PM calls for unity against violence before coalition meeting with CHP

PM calls for unity against violence before coalition meeting with CHP

PM calls for unity against violence before coalition meeting with CHP

AFP Photo

Prime Minister Ahmet Davutoğlu has called on all political parties to take a common stance for the outlawed Kurdistan Workers’ Party (PKK) to lay down arms only one day before a key meeting with the leader of the Republican People’s Party (CHP) to conclude weeks of coalition talks. 
“I call on all political party leaders to embrace public order, democracy and take a common stance on the issue of laying down arms,” the prime minister said on his Twitter account on Aug. 9.

At the meeting with CHP leader Kemal Kılıçdaroğlu, he will discuss these issues along with that of a potential government partnership, Davutoğlu said.

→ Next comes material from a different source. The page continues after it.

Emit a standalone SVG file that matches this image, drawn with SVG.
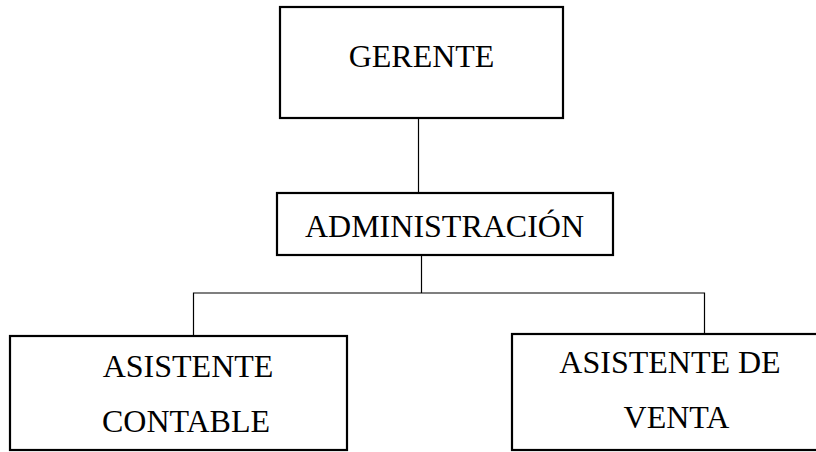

Whichever way the process leads, his party will do whatever is necessary for the responsibility of governing the country, he added.

The prime minister’s remarks came after Peoples’ Democratic Party (HDP) co-chair Selahattin Demirtaş’s call on the Turkish government and the PKK to resume their ceasefire before visiting the family of a slain soldier.
“We are making a call today to both sides. The PKK should immediately remove their hands from the trigger, declaring that it would comply with the terms of the reinforced ceasefire,” Demirtaş said on Aug. 8. Davutoğlu said the call as a late but important one. 

Justice and Development Party (AKP) leader Davutoğlu will meet with Kılıçdaroğlu at 6 p.m. on Aug. 10 to seek an agreement in the coalition talks. 

The party leaders will meet with the attendance of Haluk Koç from the CHP and Ömer Çelik from the AKP, after a cabinet meeting at which the AKP ministers will discuss the CHP’s conditions on government policies. 

The AKP discussed the outcome of preliminary coalition talks with the CHP at the meeting of the Central Executive Board (MYK) on late Aug. 7.

Ahead of the Aug. 10 meeting between Davutoğlu and Kılıçdaroğlu, the prime minister briefed his party members on the CHP’s preconditions for a coalition government. 

The AKP considers 30 percent of the conditions for a coalition government laid down by the CHP as difficult to agree to.

Some 60-70 percent of the conditions laid down by the CHP are agreeable, but the rest would make a coalition difficult, according to the AKP members’ conclusion after the MYK meeting, daily Hürriyet reported.

If Kılıçdaroğlu and Davutoğlu cannot overcome those differences, such as foreign policy, particularly with Syria, and issues on education, an agreement between the two parties for a coalition government is unlikely, the daily reported.

AKP party members are worried about the closure of İmam Hatip schools - religious vocational high schools - along with the CHP’s future attitude over the position of President Recep Tayyip Erdoğan.

Some AKP members offered to try a coalition with the Nationalist Movement Party (MHP) or a minority government, while some supposed the party could not rely on the CHP and a coalition would not be productive, urging for a snap election in order to regain the party’s parliamentary majority. 

The grassroots of the AKP do not favor a coalition with the CHP and with the MHP’s unwillingness to form a coalition government with the AKP, the party grassroots are eager to call a snap election. 

The economy cadre of the government instead prefers a broad-based coalition government, arguing the current situation produces instability and eventually influences the country’s economy negatively. 

Surveys reportedly conducted for the AKP showed minor changes in voter behavior were not enough to bring the AKP a parliament majority, while the MHP and the HDP were unlikely will drop below the 10 percent election threshold. 

Delegations from the AKP and CHP concluded nearly 30 hours of exploratory talks in which they examined each other’s red lines on main political issues in a bid to see whether there is ground for the formation of a shared government. The two parties’ delegations separately submitted reports to their leaders for their final decision on the fate of what many have called a grand coalition.